Wednesday, October 16, 2013

One step closer to publication for Leta Serafim!




Leta Serafim, author of To Look On Death No More and The Devil Takes Half (soon to be released by Coffetown Press, 2014) is seen here in Greece, in the very area where both books take place.
            To Look On Death No More is a historical fiction set in Greece during WWII, a story that will pull at your heartstrings.
            Brendan O’Malley was an Irishman with heroic ideals who joined His Majesty’s army to rid the world of tyrannous rulers – specifically Hitler. His former dispatches were in Cairo, challenging Rommel in the desert; his last in Greece the autumn of 1943 with the stated objective ‘to make contact with partisan forces and build airstrips.’ Parachuting in, he is wounded and is found by Danae, a seventeen year old Greek girl, and her brother, Stefanos. Although they confiscate all he has upon his discovery, they hide him in a cave for weeks saving his life. He, in turn, helps Danae’s family and joins the rebel forces to fight the Germans.
            A true love story, as well as an expose’ of what occurred in a remote part of Greece close to the end of the war, you feel as if you are there, so hungry your insides ache; so cold you shiver, bracing against the slicing winds of the mountains, yet so in love you are afraid to acknowledge your heart; knowing either of you may not exist tomorrow.
            Thoroughly researched, Serafim’s documentation and pictures give breath to those who lived and those who were lost. Most WWII stories are written with Italy, Germany, Great Britain and the United States as the focal points, but who has read of the atrocities committed against the Greeks? Who has been satisfied with their meager atonements?  
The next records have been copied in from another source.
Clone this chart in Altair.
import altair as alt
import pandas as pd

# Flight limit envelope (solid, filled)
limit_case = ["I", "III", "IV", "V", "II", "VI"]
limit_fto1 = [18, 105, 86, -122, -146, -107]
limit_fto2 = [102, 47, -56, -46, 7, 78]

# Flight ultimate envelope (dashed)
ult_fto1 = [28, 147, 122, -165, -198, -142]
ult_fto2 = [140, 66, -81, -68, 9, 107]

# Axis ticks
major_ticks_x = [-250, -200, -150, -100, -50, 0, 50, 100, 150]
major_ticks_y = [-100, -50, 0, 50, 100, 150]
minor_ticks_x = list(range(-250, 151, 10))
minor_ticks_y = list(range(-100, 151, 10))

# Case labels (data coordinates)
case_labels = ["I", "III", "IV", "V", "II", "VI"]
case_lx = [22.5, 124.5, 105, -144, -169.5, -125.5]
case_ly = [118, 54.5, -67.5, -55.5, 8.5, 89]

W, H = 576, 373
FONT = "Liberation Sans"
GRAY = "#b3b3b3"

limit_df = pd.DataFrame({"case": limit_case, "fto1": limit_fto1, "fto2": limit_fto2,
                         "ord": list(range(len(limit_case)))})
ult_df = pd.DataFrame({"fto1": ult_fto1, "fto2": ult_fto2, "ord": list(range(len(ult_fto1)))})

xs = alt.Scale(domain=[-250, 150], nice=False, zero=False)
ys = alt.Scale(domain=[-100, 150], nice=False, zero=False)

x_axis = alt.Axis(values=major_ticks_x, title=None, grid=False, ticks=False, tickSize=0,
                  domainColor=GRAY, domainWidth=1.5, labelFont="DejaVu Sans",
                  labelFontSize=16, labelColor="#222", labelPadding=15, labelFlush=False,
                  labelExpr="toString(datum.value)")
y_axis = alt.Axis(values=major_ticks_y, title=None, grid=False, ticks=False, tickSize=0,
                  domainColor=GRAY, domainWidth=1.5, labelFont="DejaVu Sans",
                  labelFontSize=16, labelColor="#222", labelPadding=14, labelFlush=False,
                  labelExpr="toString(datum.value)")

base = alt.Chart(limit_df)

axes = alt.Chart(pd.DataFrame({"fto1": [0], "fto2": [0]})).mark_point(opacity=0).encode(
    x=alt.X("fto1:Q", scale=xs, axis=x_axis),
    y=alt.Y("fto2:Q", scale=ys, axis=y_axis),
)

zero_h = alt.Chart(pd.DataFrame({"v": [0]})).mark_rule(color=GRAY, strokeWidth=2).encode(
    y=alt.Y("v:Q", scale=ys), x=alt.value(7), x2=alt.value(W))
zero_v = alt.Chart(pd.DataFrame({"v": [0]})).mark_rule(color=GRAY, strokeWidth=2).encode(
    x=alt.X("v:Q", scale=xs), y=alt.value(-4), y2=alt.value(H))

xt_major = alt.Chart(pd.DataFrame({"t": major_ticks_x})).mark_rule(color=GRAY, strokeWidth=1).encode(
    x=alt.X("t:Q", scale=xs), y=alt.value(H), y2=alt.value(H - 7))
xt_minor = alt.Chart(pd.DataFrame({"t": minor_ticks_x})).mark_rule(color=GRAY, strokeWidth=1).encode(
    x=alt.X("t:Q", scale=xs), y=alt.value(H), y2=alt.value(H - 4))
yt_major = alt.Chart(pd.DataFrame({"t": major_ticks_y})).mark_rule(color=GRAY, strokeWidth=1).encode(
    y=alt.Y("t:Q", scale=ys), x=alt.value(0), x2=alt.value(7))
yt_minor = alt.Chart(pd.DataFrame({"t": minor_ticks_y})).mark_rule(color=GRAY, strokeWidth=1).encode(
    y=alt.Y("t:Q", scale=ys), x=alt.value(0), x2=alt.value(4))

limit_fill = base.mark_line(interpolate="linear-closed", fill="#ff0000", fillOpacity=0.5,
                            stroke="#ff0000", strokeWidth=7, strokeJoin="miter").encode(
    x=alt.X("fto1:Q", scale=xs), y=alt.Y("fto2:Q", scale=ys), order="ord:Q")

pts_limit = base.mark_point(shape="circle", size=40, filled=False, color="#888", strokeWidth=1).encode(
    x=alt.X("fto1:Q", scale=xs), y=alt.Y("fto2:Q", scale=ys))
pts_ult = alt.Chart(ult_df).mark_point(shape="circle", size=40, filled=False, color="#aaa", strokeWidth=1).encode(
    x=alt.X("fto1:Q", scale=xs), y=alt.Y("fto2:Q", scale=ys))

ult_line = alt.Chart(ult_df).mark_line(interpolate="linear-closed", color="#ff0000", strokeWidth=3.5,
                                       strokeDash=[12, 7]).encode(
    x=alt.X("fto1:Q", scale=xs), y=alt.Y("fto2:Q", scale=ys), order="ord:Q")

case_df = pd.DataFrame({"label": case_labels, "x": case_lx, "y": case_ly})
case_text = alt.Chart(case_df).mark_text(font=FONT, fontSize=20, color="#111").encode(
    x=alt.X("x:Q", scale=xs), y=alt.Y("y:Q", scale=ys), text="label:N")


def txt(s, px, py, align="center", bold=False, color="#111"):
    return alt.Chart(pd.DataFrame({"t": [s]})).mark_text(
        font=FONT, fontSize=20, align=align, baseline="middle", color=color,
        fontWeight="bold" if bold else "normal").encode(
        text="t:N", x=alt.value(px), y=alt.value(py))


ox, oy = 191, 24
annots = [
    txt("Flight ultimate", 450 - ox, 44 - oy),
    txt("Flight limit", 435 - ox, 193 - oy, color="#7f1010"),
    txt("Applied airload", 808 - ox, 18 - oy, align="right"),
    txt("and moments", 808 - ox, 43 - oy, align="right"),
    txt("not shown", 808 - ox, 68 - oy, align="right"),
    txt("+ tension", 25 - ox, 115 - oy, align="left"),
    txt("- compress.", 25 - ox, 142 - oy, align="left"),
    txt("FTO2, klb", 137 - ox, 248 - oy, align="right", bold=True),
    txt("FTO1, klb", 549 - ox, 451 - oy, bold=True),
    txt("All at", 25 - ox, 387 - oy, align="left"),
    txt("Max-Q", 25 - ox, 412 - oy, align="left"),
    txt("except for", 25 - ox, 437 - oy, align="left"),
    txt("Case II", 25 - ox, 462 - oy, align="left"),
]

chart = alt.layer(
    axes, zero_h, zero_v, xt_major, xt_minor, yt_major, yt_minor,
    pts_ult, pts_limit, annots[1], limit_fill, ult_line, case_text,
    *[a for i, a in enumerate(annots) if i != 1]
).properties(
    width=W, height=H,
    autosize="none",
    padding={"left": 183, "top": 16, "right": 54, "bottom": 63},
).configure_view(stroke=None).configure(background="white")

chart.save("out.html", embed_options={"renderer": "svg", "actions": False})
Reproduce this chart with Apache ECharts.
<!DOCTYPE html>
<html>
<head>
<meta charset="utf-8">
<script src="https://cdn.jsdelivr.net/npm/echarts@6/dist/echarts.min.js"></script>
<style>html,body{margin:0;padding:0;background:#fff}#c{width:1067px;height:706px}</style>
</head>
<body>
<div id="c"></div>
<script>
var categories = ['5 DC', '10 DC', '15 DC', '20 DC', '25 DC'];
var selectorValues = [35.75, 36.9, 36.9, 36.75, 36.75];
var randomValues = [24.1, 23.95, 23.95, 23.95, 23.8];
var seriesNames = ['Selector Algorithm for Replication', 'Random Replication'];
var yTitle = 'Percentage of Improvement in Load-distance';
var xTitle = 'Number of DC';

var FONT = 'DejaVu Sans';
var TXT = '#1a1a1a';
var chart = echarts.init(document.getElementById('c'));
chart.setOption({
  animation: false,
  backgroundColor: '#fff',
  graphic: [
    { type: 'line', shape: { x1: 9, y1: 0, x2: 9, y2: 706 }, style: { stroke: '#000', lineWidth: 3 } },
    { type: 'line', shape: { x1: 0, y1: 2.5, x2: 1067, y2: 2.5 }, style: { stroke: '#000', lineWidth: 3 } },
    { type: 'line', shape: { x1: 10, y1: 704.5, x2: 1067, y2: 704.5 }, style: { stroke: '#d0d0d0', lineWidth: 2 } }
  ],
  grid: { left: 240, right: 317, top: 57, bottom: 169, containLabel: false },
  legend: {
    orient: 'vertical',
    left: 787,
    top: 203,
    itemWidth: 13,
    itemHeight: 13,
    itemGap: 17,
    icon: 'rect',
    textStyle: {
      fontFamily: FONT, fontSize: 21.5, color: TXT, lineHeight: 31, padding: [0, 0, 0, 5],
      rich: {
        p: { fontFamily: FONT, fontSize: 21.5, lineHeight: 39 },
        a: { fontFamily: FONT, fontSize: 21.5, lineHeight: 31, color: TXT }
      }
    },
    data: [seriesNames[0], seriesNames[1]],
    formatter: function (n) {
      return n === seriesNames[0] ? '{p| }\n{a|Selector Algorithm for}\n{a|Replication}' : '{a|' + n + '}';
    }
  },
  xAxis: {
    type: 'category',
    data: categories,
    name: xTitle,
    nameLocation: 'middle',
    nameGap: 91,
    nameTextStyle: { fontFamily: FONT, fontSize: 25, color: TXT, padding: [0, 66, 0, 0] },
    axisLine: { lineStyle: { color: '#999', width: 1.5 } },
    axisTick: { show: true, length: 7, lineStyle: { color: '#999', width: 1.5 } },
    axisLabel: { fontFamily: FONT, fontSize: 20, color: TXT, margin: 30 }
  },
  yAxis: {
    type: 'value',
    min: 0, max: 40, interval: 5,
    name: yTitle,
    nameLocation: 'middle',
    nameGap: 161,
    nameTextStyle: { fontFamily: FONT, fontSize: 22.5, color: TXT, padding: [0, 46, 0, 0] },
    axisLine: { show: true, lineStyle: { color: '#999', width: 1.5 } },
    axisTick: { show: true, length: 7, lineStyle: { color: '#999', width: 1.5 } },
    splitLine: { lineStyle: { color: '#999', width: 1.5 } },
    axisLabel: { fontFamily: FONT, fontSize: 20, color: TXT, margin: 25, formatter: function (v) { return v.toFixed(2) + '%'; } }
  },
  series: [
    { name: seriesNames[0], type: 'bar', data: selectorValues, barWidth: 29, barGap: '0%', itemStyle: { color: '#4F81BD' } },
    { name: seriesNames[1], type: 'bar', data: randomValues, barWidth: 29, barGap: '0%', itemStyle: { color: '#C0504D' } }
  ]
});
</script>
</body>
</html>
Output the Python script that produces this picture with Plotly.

The Devil Takes Half is a murder mystery set on the Greek island of Chios, five kilometers off the coast of Turkey.
            A severed hand is found at an archeological site at the monastery of Profitas Elias in the mountainous interior of the island. A close-knit community with only one homicide since WWII, the Chief Officer is inexperienced in such investigations, but with the help of the local priest who watches all the American crime shows and Marina, a woman he has loved all his life but was not allowed to marry, he pieces the puzzle together. An ancient Minoan city is the source of all the malice, murder and mayhem, but also the saving grace of a poor island.
            Twists, turns and dead-ends combined with gasp-filled events keep you clueless as to who the villains are until the very end.

            Serafim was a journalist at the Los Angeles Times Washington Bureau before moving to Greece, where she taught art and illustrated books. Upon her return to the United States, she wrote feature stories for the Boston Globe before trying her hand a fiction. She continues to spend her summers in Greece.